Exercise goal:
Extract the complete data exactly as given.

= = = = =

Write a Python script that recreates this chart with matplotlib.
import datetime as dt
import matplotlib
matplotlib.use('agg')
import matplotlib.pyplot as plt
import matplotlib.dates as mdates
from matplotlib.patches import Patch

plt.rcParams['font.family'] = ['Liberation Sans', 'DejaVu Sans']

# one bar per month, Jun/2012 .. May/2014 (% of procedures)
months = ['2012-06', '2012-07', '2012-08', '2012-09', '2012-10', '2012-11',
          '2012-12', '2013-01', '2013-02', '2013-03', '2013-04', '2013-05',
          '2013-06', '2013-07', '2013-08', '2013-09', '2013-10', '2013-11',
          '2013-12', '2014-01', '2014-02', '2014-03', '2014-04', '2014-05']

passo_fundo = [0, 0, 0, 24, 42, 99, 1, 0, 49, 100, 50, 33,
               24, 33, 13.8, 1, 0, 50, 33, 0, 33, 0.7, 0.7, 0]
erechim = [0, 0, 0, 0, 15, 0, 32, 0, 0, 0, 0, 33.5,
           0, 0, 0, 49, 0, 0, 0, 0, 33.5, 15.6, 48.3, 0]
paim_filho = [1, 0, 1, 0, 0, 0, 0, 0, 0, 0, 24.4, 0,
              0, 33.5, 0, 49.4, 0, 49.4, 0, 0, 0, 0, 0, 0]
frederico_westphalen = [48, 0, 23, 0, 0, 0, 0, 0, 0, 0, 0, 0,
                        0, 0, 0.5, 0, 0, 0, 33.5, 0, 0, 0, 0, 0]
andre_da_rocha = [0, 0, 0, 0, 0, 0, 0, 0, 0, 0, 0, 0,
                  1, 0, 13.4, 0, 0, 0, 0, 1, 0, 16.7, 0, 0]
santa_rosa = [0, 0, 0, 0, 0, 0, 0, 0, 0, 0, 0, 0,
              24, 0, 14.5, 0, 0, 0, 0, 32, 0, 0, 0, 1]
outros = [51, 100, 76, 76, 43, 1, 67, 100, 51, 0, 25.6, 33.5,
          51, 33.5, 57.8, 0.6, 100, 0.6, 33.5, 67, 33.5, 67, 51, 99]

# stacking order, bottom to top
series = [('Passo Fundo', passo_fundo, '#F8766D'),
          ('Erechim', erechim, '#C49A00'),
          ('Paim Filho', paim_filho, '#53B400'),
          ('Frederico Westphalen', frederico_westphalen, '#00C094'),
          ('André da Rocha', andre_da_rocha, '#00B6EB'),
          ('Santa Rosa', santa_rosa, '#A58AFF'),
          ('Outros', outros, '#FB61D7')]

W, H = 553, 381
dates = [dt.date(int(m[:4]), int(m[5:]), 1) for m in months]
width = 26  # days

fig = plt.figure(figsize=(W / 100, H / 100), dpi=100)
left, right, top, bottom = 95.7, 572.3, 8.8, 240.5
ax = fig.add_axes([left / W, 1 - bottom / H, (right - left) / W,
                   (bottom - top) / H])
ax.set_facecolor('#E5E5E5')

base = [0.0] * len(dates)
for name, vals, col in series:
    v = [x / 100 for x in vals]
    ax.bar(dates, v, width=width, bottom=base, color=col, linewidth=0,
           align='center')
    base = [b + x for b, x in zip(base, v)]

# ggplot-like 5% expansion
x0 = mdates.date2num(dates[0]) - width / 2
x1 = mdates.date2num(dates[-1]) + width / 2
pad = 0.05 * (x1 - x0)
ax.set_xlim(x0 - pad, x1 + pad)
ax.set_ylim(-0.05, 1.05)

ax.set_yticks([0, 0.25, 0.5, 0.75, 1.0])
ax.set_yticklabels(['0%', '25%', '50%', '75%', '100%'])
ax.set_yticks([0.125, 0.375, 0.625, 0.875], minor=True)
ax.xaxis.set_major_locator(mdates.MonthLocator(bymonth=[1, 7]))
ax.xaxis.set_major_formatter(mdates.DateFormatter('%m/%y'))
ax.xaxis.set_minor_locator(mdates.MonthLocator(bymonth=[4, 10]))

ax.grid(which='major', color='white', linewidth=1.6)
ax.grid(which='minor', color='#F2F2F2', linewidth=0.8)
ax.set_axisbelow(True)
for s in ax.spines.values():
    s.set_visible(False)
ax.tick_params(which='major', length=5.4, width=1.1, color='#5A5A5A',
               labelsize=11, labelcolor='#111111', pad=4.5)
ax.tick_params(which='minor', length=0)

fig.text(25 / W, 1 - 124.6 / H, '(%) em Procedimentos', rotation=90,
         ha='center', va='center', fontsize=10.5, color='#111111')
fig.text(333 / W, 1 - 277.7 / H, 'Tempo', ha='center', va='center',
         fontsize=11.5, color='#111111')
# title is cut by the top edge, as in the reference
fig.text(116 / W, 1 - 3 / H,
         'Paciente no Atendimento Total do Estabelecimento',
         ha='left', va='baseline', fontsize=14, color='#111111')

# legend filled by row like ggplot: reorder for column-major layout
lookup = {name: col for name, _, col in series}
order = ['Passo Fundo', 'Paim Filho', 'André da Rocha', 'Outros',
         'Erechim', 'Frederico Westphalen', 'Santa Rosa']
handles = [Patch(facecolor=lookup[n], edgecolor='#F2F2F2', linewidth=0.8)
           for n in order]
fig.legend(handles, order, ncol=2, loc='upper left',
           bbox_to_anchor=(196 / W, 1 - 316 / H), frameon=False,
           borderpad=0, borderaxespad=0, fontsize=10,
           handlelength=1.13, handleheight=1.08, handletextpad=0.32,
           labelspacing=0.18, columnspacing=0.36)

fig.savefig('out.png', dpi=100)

= = = = =

Reply:
Write a Python script that recreates this chart with matplotlib.
import datetime as dt
import matplotlib
matplotlib.use('agg')
import matplotlib.pyplot as plt
import matplotlib.dates as mdates
from matplotlib.patches import Patch

plt.rcParams['font.family'] = ['Liberation Sans', 'DejaVu Sans']

# one bar per month, Jun/2012 .. May/2014 (% of procedures)
months = ['2012-06', '2012-07', '2012-08', '2012-09', '2012-10', '2012-11',
          '2012-12', '2013-01', '2013-02', '2013-03', '2013-04', '2013-05',
          '2013-06', '2013-07', '2013-08', '2013-09', '2013-10', '2013-11',
          '2013-12', '2014-01', '2014-02', '2014-03', '2014-04', '2014-05']

passo_fundo = [0, 0, 0, 24, 42, 99, 1, 0, 49, 100, 50, 33,
               24, 33, 13.8, 1, 0, 50, 33, 0, 33, 0.7, 0.7, 0]
erechim = [0, 0, 0, 0, 15, 0, 32, 0, 0, 0, 0, 33.5,
           0, 0, 0, 49, 0, 0, 0, 0, 33.5, 15.6, 48.3, 0]
paim_filho = [1, 0, 1, 0, 0, 0, 0, 0, 0, 0, 24.4, 0,
              0, 33.5, 0, 49.4, 0, 49.4, 0, 0, 0, 0, 0, 0]
frederico_westphalen = [48, 0, 23, 0, 0, 0, 0, 0, 0, 0, 0, 0,
                        0, 0, 0.5, 0, 0, 0, 33.5, 0, 0, 0, 0, 0]
andre_da_rocha = [0, 0, 0, 0, 0, 0, 0, 0, 0, 0, 0, 0,
                  1, 0, 13.4, 0, 0, 0, 0, 1, 0, 16.7, 0, 0]
santa_rosa = [0, 0, 0, 0, 0, 0, 0, 0, 0, 0, 0, 0,
              24, 0, 14.5, 0, 0, 0, 0, 32, 0, 0, 0, 1]
outros = [51, 100, 76, 76, 43, 1, 67, 100, 51, 0, 25.6, 33.5,
          51, 33.5, 57.8, 0.6, 100, 0.6, 33.5, 67, 33.5, 67, 51, 99]

# stacking order, bottom to top
series = [('Passo Fundo', passo_fundo, '#F8766D'),
          ('Erechim', erechim, '#C49A00'),
          ('Paim Filho', paim_filho, '#53B400'),
          ('Frederico Westphalen', frederico_westphalen, '#00C094'),
          ('André da Rocha', andre_da_rocha, '#00B6EB'),
          ('Santa Rosa', santa_rosa, '#A58AFF'),
          ('Outros', outros, '#FB61D7')]

W, H = 553, 381
dates = [dt.date(int(m[:4]), int(m[5:]), 1) for m in months]
width = 26  # days

fig = plt.figure(figsize=(W / 100, H / 100), dpi=100)
left, right, top, bottom = 95.7, 572.3, 8.8, 240.5
ax = fig.add_axes([left / W, 1 - bottom / H, (right - left) / W,
                   (bottom - top) / H])
ax.set_facecolor('#E5E5E5')

base = [0.0] * len(dates)
for name, vals, col in series:
    v = [x / 100 for x in vals]
    ax.bar(dates, v, width=width, bottom=base, color=col, linewidth=0,
           align='center')
    base = [b + x for b, x in zip(base, v)]

# ggplot-like 5% expansion
x0 = mdates.date2num(dates[0]) - width / 2
x1 = mdates.date2num(dates[-1]) + width / 2
pad = 0.05 * (x1 - x0)
ax.set_xlim(x0 - pad, x1 + pad)
ax.set_ylim(-0.05, 1.05)

ax.set_yticks([0, 0.25, 0.5, 0.75, 1.0])
ax.set_yticklabels(['0%', '25%', '50%', '75%', '100%'])
ax.set_yticks([0.125, 0.375, 0.625, 0.875], minor=True)
ax.xaxis.set_major_locator(mdates.MonthLocator(bymonth=[1, 7]))
ax.xaxis.set_major_formatter(mdates.DateFormatter('%m/%y'))
ax.xaxis.set_minor_locator(mdates.MonthLocator(bymonth=[4, 10]))

ax.grid(which='major', color='white', linewidth=1.6)
ax.grid(which='minor', color='#F2F2F2', linewidth=0.8)
ax.set_axisbelow(True)
for s in ax.spines.values():
    s.set_visible(False)
ax.tick_params(which='major', length=5.4, width=1.1, color='#5A5A5A',
               labelsize=11, labelcolor='#111111', pad=4.5)
ax.tick_params(which='minor', length=0)

fig.text(25 / W, 1 - 124.6 / H, '(%) em Procedimentos', rotation=90,
         ha='center', va='center', fontsize=10.5, color='#111111')
fig.text(333 / W, 1 - 277.7 / H, 'Tempo', ha='center', va='center',
         fontsize=11.5, color='#111111')
# title is cut by the top edge, as in the reference
fig.text(116 / W, 1 - 3 / H,
         'Paciente no Atendimento Total do Estabelecimento',
         ha='left', va='baseline', fontsize=14, color='#111111')

# legend filled by row like ggplot: reorder for column-major layout
lookup = {name: col for name, _, col in series}
order = ['Passo Fundo', 'Paim Filho', 'André da Rocha', 'Outros',
         'Erechim', 'Frederico Westphalen', 'Santa Rosa']
handles = [Patch(facecolor=lookup[n], edgecolor='#F2F2F2', linewidth=0.8)
           for n in order]
fig.legend(handles, order, ncol=2, loc='upper left',
           bbox_to_anchor=(196 / W, 1 - 316 / H), frameon=False,
           borderpad=0, borderaxespad=0, fontsize=10,
           handlelength=1.13, handleheight=1.08, handletextpad=0.32,
           labelspacing=0.18, columnspacing=0.36)

fig.savefig('out.png', dpi=100)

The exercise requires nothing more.